When you want to reuse the client, you can create it outside of a context manager. You just have to manage closing the client yourself at the end of your script or application. You make requests with the client the same way.

import os
from aleph_alpha_client import AsyncClient, CompletionRequest, Prompt

# Creation of client should always happen within an async function
client = AsyncClient(token=os.environ["AA_TOKEN"])

request = CompletionRequest(
prompt=Prompt.from_text("Request"),
maximum_tokens=64,
)
response = await client.complete(request, model="luminous-base")

# Make sure to close at the end of your script/app to close the
# underlying connection pool
await client.close()
caution

If you are creating a client outside of a context manager, make sure to always create a client within an event loop.

From the aiohttp docs, "Why is creating a ClientSession outside of an event loop dangerous?":

Short answer is: life-cycle of all asyncio objects should be shorter than life-cycle of event loop.

Full explanation is longer. All asyncio object should be correctly finished/disconnected/closed before event loop shutdown. Otherwise user can get unexpected behavior. In the best case it is a warning about unclosed resource, in the worst case the program just hangs, awaiting for coroutine is never resumed etc.

Advanced Use Cases

Concurrent Requests

We know many of you are building workflows on top of several of our lower-level requests.

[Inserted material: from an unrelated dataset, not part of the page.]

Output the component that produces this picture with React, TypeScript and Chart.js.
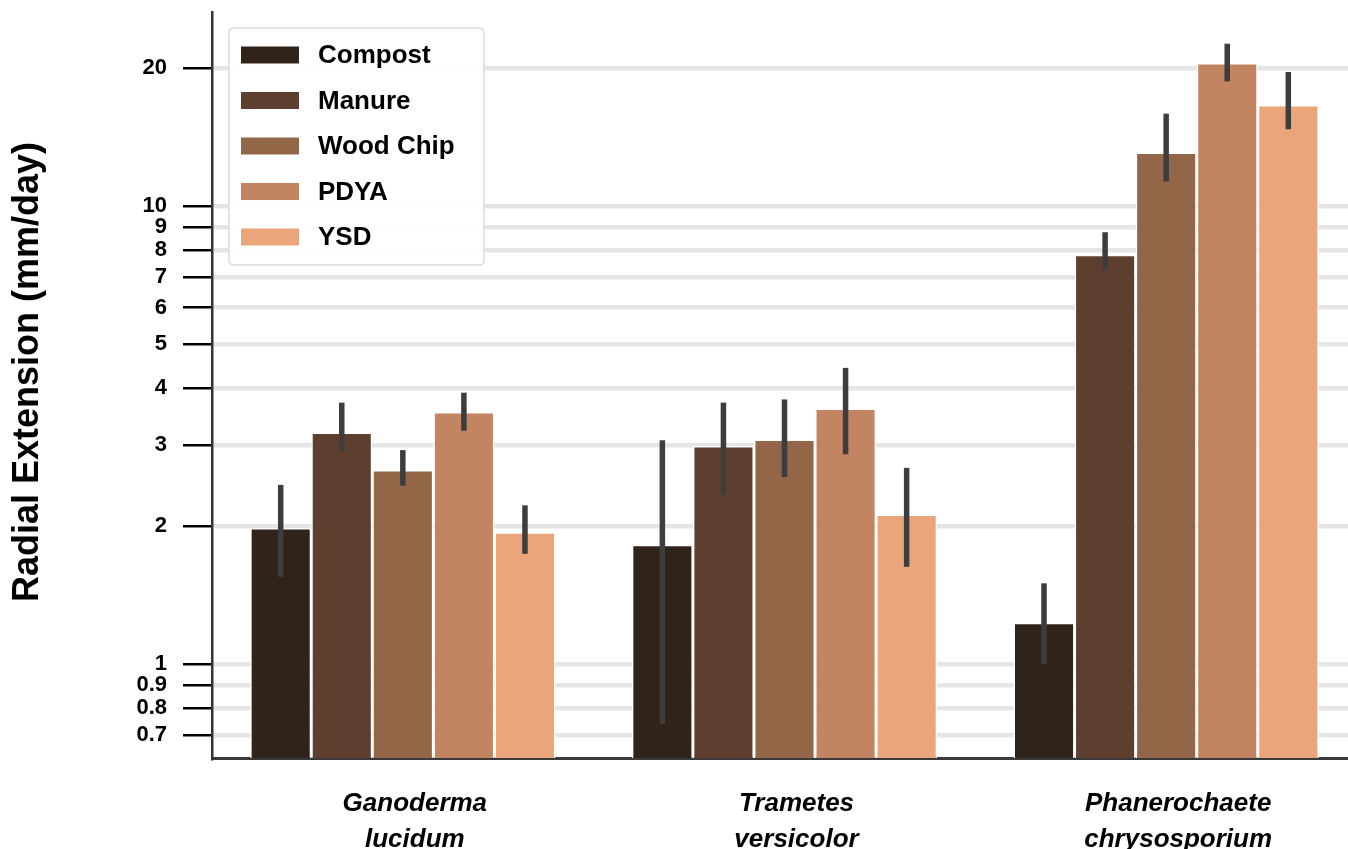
import React, { useEffect, useRef } from 'react';
import { Chart, registerables } from 'chart.js';

Chart.register(...registerables);

const FONT = '"Liberation Sans", Arial, Helvetica, sans-serif';

// Fungal species (two-line italic labels)
const species = [
  ['Ganoderma', 'lucidum'],
  ['Trametes', 'versicolor'],
  ['Phanerochaete', 'chrysosporium'],
];

const substrates = ['Compost', 'Manure', 'Wood Chip', 'PDYA', 'YSD'];
const substrateColors = ['#30231a', '#5e3f2f', '#926646', '#c38461', '#eaa57a'];

// Mean radial extension (mm/day) per species
const compost = [1.98, 1.82, 1.23];
const manure = [3.2, 2.99, 7.82];
const woodChip = [2.65, 3.09, 13.07];
const pdya = [3.55, 3.61, 20.5];
const ysd = [1.94, 2.12, 16.6];

// Error bar lower / upper bounds
const compostLow = [1.55, 0.74, 1.0];
const compostHigh = [2.46, 3.08, 1.5];
const manureLow = [2.92, 2.34, 7.25];
const manureHigh = [3.72, 3.72, 8.76];
const woodChipLow = [2.45, 2.56, 11.3];
const woodChipHigh = [2.93, 3.78, 15.9];
const pdyaLow = [3.23, 2.87, 18.7];
const pdyaHigh = [3.91, 4.43, 22.6];
const ysdLow = [1.74, 1.63, 14.7];
const ysdHigh = [2.22, 2.68, 19.6];

const yTicks = [0.7, 0.8, 0.9, 1, 2, 3, 4, 5, 6, 7, 8, 9, 10, 20];

const seriesValues = [compost, manure, woodChip, pdya, ysd];
const seriesLow = [compostLow, manureLow, woodChipLow, pdyaLow, ysdLow];
const seriesHigh = [compostHigh, manureHigh, woodChipHigh, pdyaHigh, ysdHigh];

const errorBarPlugin = {
  id: 'errorBars',
  afterDatasetsDraw(chart: any) {
    const { ctx } = chart;
    const yScale = chart.scales.y;
    ctx.save();
    ctx.strokeStyle = '#3d3d3d';
    ctx.lineWidth = 5.5;
    ctx.lineCap = 'butt';
    chart.data.datasets.forEach((_ds: any, i: number) => {
      const meta = chart.getDatasetMeta(i);
      meta.data.forEach((bar: any, j: number) => {
        const lo = seriesLow[i][j];
        const hi = seriesHigh[i][j];
        ctx.beginPath();
        ctx.moveTo(bar.x, yScale.getPixelForValue(lo));
        ctx.lineTo(bar.x, yScale.getPixelForValue(hi));
        ctx.stroke();
      });
    });
    ctx.restore();
  },
};

const legendAndTitlePlugin = {
  id: 'legendAndTitle',
  afterDraw(chart: any) {
    const { ctx } = chart;
    ctx.save();

    // Legend panel
    const bx = 229, by = 28, bw = 255, bh = 237, r = 5;
    ctx.beginPath();
    ctx.moveTo(bx + r, by);
    ctx.lineTo(bx + bw - r, by);
    ctx.quadraticCurveTo(bx + bw, by, bx + bw, by + r);
    ctx.lineTo(bx + bw, by + bh - r);
    ctx.quadraticCurveTo(bx + bw, by + bh, bx + bw - r, by + bh);
    ctx.lineTo(bx + r, by + bh);
    ctx.quadraticCurveTo(bx, by + bh, bx, by + bh - r);
    ctx.lineTo(bx, by + r);
    ctx.quadraticCurveTo(bx, by, bx + r, by);
    ctx.closePath();
    ctx.fillStyle = 'rgba(255,255,255,0.95)';
    ctx.fill();
    ctx.strokeStyle = '#dcdcdc';
    ctx.lineWidth = 1.5;
    ctx.stroke();

    ctx.font = `bold 26px ${FONT}`;
    ctx.textAlign = 'left';
    ctx.textBaseline = 'middle';
    chart.data.datasets.forEach((ds: any, i: number) => {
      const cy = 55 + i * 45.5;
      ctx.fillStyle = ds.backgroundColor;
      ctx.fillRect(241, cy - 8.5, 58, 17);
      ctx.fillStyle = '#000';
      ctx.fillText(ds.label, 318, cy + 1);
    });

    // Y axis title
    ctx.translate(28, 372);
    ctx.rotate(-Math.PI / 2);
    ctx.textAlign = 'center';
    ctx.textBaseline = 'middle';
    ctx.font = `bold 36px ${FONT}`;
    ctx.fillStyle = '#000';
    ctx.fillText('Radial Extension (mm/day)', 0, 0);
    ctx.restore();
  },
};

export default function App() {
  const canvasRef = useRef<HTMLCanvasElement | null>(null);

  useEffect(() => {
    document.body.style.overflow = 'hidden';
    const canvas = canvasRef.current;
    if (!canvas) return;
    const chart = new Chart(canvas, {
      type: 'bar',
      data: {
        labels: species,
        datasets: substrates.map((name, i) => ({
          label: name,
          data: seriesValues[i],
          backgroundColor: substrateColors[i],
          borderColor: '#ffffff',
          borderWidth: 1.5,
          categoryPercentage: 0.8,
          barPercentage: 1.0,
        })),
      },
      options: {
        responsive: false,
        animation: false,
        devicePixelRatio: 1,
        layout: { padding: { top: 12, left: 0, right: 0, bottom: 0 } },
        plugins: {
          legend: { display: false },
          tooltip: { enabled: false },
          title: { display: false },
        },
        scales: {
          x: {
            type: 'category',
            z: 1,
            grid: { display: false, drawTicks: false },
            border: { display: true, color: '#3a3a3a', width: 3 },
            ticks: {
              color: '#000',
              padding: 28,
              labelOffset: 12,
              maxRotation: 0,
              autoSkip: false,
              font: { family: FONT, size: 26, weight: 'bold', style: 'italic', lineHeight: 1.38 },
            },
            afterFit: (scale: any) => {
              scale.height = 91;
              scale.paddingLeft = 0;
              scale.paddingRight = 0;
            },
          },
          y: {
            type: 'logarithmic',
            bounds: 'data',
            min: 0.6234,
            max: 26.5,
            grid: {
              color: '#e5e5e5',
              lineWidth: 4.5,
              drawTicks: true,
              tickLength: 29,
              tickColor: '#000',
              tickWidth: 2.5,
            },
            border: { display: true, color: '#333333', width: 2.5 },
            ticks: {
              color: '#000',
              padding: 16,
              autoSkip: false,
              font: { family: FONT, size: 22, weight: 'bold' },
              callback: (v: any) => String(v),
            },
            afterBuildTicks: (scale: any) => {
              scale.ticks = yTicks.map((v) => ({ value: v }));
            },
            afterFit: (scale: any) => {
              scale.width = 212;
              scale.paddingTop = 0;
              scale.paddingBottom = 0;
            },
          },
        },
      },
      plugins: [errorBarPlugin, legendAndTitlePlugin],
    } as any);
    return () => chart.destroy();
  }, []);

  return (
    <canvas
      ref={canvasRef}
      width={1357}
      height={849}
      style={{ position: 'fixed', left: 0, top: 0, width: 1357, height: 849 }}
    />
  );
}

And this sometimes requires firing multiple requests before doing the next step.

Within an async runtime, this now no longer requires creating a thread pool, you can just use normal asyncio code.

import asyncio
import os
from aleph_alpha_client import AsyncClient, CompletionRequest, Prompt

# Within an async function
async with AsyncClient(token=os.environ["AA_TOKEN"]) as client:
# You have several prompts you need to generate completions for
requests = (
CompletionRequest(prompt=Prompt.from_text(prompt), maximum_tokens=64)
for prompt in ("Fewshot prompt 1", "Fewshot prompt 2")
)
# await the requests together
responses = await asyncio.gather(
*(client.complete(req, model="luminous-base") for req in requests)
)

Handling Large Volumes of Concurrent Requests

We also know several of you who like to send us large amounts of requests 😀 We do have some limits on the amount of concurrent requests you can make to the API, but you can still handle large workloads using asyncio primitives.

import asyncio
import os
from aleph_alpha_client import AsyncClient, CompletionRequest, Prompt

# Within an async function
async with AsyncClient(token=os.environ["AA_TOKEN"]) as client:
# Lots of requests to execute
requests = (
CompletionRequest(
prompt=Prompt.from_text(f"Prompt {i}"),
maximum_tokens=64,
)
for i in range(1000)
)
# Correct number dependent on use case (i.e. model, size of task...)
conc_req = 40
responses = await gather_with_concurrency(
conc_req,
*(client.complete(req, model="luminous-base") for req in requests),
)

# Helper for limiting number of requests at once
# Based on: https://blog.jonlu.ca/posts/async-python-http
async def gather_with_concurrency(n, *tasks):
semaphore = asyncio.Semaphore(n)

async def sem_task(task):
async with semaphore:
return await task

return await asyncio.gather(*(sem_task(task) for task in tasks))
note

Because we are trying to be fair to all of our customers, too many parallel requests will start getting rejected.

Finding the ideal number of concurrent requests will depend on the model you are using, and how large the prompt and completion are. Larger models typically take longer than smaller ones.

By default, the client will retry certain error codes up to three times before raising the exception. But you will still want to handle these exception cases in your production environments.